Intervention de Claude Lise

Réunion du 5 avril 2005 à 16h00
Eau et milieux aquatiques — Suite de la discussion d'un projet de loi

Photo de Claude LiseClaude Lise :

C'est également le cas en matière d'assainissement. C'est plus encore le cas en matière de pollution des sols, des rivières et des eaux littorales. Dans ce domaine, la situation a atteint une telle gravité, notamment aux Antilles, que l'Assemblée nationale a récemment créé une mission d'information. Celle-ci doit chercher à établir les conditions dans lesquelles ont pu être utilisés de façon intensive, dans l'agriculture, différents pesticides dangereux, notamment le chlordécone. Elle doit évidemment évaluer les conséquences qui en résultent.

Face à l'ampleur et à l'aggravation croissante de ces problèmes, force est de constater qu'il y a eu carence de l'Etat en matière de financement d'équipement, d'où les retards pris dans la réalisation d'un certain nombre d'entre eux, ou encore en matière d'application de textes législatifs et réglementaires, dont certains auraient pu, à l'instar de ce qui s'est passé dans l'Hexagone, avoir quelques effets positifs.

Il faut savoir, par exemple, que la loi du 16 décembre 1964 n'a, pendant longtemps, pas connu d'application dans les départements d'outre-mer et qu'il a fallu attendre la loi du 3 janvier 1992 pour que ceux-ci se voient habilités à créer des comités de bassin.

Toutefois, la carence la plus grave, qu'il importe de dénoncer, est l'absence de prise en compte réelle des spécificités des DOM en matière d'eau et de milieux aquatiques.

Comment ne pas comprendre qu'une île n'est pas un morceau de continent ? Comment ignorer, en milieu tropical, le régime particulier des eaux ? Comment ne pas tenir compte des risques naturels auxquels sont soumis certains bassins hydrographiques ? Comment ne pas prendre en considération ce qui est connu, tant aux Antilles qu'à la Réunion, sous le nom de « ravines », ces dépressions allongées et profondes, creusées par l'écoulement des torrents, et qui entraînent, en période de pluies, des crues parfois redoutables ? Je pourrais continuer l'énumération...

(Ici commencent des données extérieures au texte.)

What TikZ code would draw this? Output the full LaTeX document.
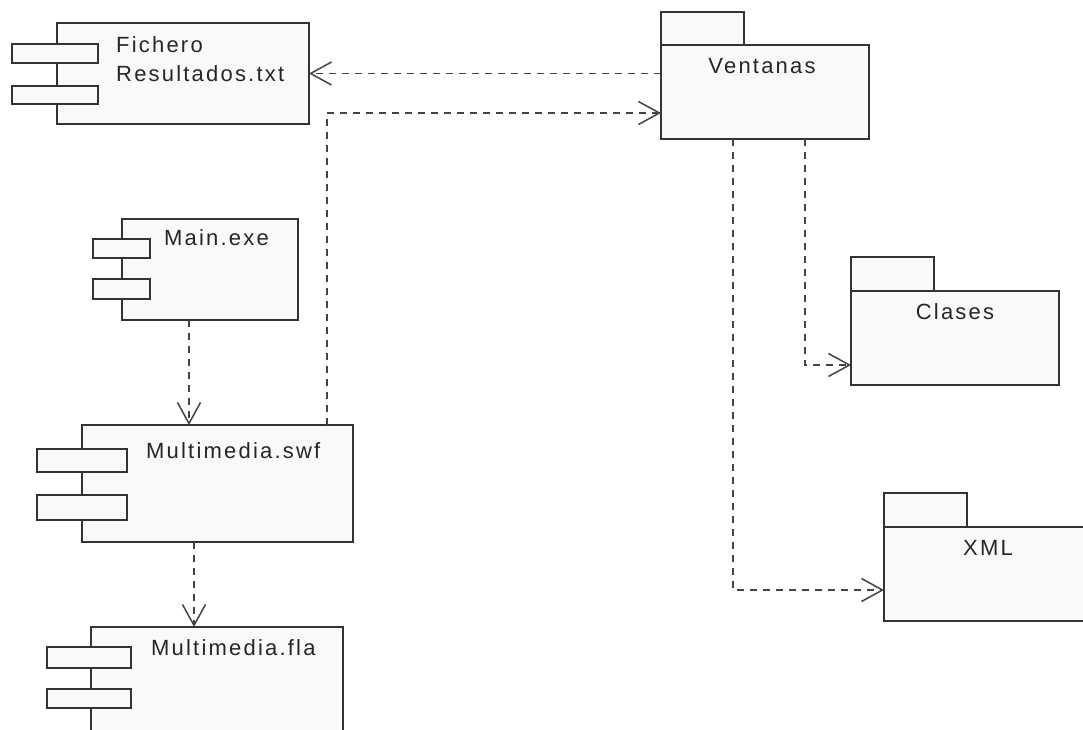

Le seul instrument spécifique en matière de politique de l'eau dans les DOM a été créé par la loi d'orientation de décembre 2000, à partir d'une proposition que j'avais faite dans un rapport co-rédigé avec le député réunionnais Michel Tamaya : il s'agit de l'office départemental de l'eau. Or ce dernier voit ses possibilités d'action, notamment la mise en oeuvre du SDAGE, entravées par la modicité des moyens qui lui sont alloués.

L'actuel projet de loi aurait pu contribuer à palier toutes ces carences et à ouvrir, enfin, la voie à une politique de l'eau ambitieuse pour les DOM, à la mesure des problèmes qui s'y posent, et, ne l'oublions pas, des objectifs fixés par l'Union européenne. Malheureusement, ce n'est pas le cas !

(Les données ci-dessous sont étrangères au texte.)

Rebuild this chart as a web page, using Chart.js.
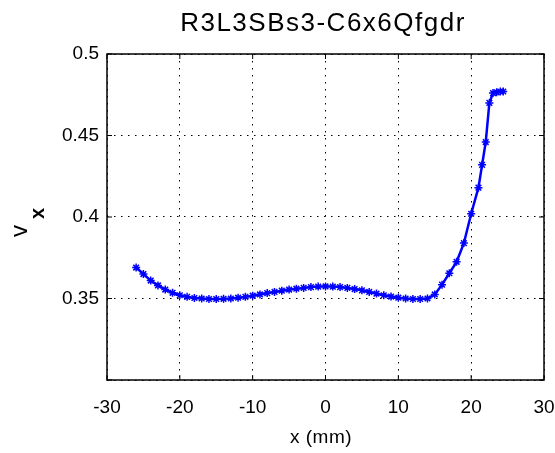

Bien sûr, ce texte comporte quelques avancées. Toutefois, elles sont loin d'être suffisantes. Les élus du conseil général de la Martinique ne s'y sont pas trompés puisqu'ils ont donné, il y a quelques jours, à l'unanimité, toutes tendances confondues, un avis négatif sur le texte, tel qu'il se présente en tout cas actuellement.

Monsieur le ministre, je veux cependant espérer que vous accepterez de prendre en considération les propositions constructives d'amélioration qui vous seront présentées au cours des débats.

Pour ma part, je défendrai quelques amendements qui traitent de points fondamentaux pour les départements d'outre-mer, et tout particulièrement pour celui que je représente : la Martinique. Ils concernent, notamment, le problème des ravines - elles doivent absolument faire l'objet d'un classement dans le domaine public fluvial -, les conditions d'une péréquation équitable, les ressources des offices de l'eau et la possibilité pour ces offices, situés dans les régions du monde que l'on sait, de participer à des actions de coopération internationale dont les collectivités auxquelles ils sont rattachés prennent déjà l'initiative.

Dans le domaine de l'eau, par exemple, le conseil général que je préside mène déjà des actions de coopération internationale importante ; il serait dommage que je ne puisse impliquer, dans ces opérations, l'office de l'eau dont je suis président de droit.

En conclusion, je ne peux me résigner à penser que, une fois de plus, on ne saisisse pas l'occasion de changer le cours des choses et de créer les conditions de mise en oeuvre d'une politique de l'eau en rapport avec la gravité de la situation que l'on connaît dans les départements d'outre-mer et à la hauteur des besoins et des attentes de ceux qui y vivent.